On March 14, the otherworldly calm of Lhasa, Tibet’s holy city, was shattered by riots and gunfire. The spark that triggered unrest in the Tibetan part of what is now a largely ethnic Han Chinese city is unclear, but occurred somewhere near the Ramoche Temple when Chinese security forces attempted to stop a demonstration by monks.
Whatever the details, only a spark was needed to set off the most serious disturbances in Tibet since the riots of 1987-1989, or perhaps since the Tibetan Revolt of March 1959, which sent the Dalai Lama into exile. It was the 49th anniversary of that revolt, on March 10, that led monks from two large monasteries near Lhasa to stage demonstrations, in which many of them were arrested, raising tensions in the city.
While denying much of what subsequently happened, Chinese officials did reveal the scale of the riots: 422 Chinese-owned shops partially or completely burned, more than 200 million yuan ($28 million) in damage, 325 people injured, and 13 killed – all of them Han Chinese. China admitted to no deaths among the Tibetan protesters, claiming that its security forces had exercised restraint and had not even fired a single shot.
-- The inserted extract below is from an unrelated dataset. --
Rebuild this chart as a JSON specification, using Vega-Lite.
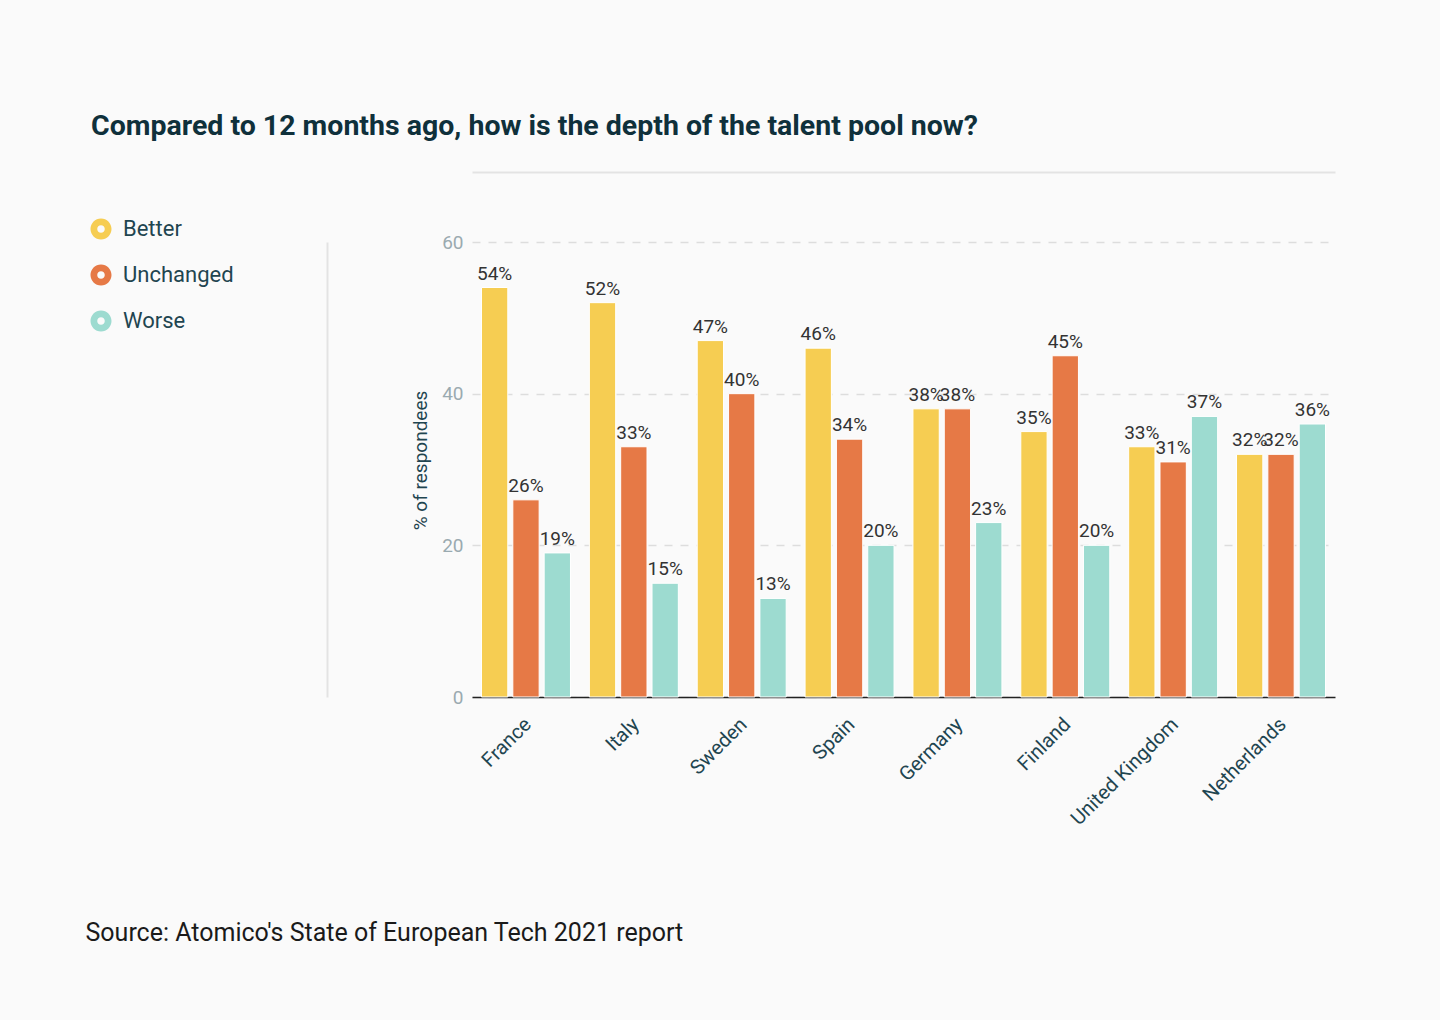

This contradicted Tibetan reports of dozens of deaths, perhaps as many as 100, and accounts of foreign tourists who said they heard shots and saw the bodies of Tibetans gunned down by the security forces. China claimed that the “Dalai Clique” had “organized, premeditated, and carefully engineered and instigated” incidents of “beating, smashing, looting, and burning,” in an attempt to use the upcoming Olympic Games in Beijing to publicize his cause of Tibetan independence. But the only evidence China offered was international Tibetan support groups’ statements that they intended to demonstrate at events associated with the Olympics.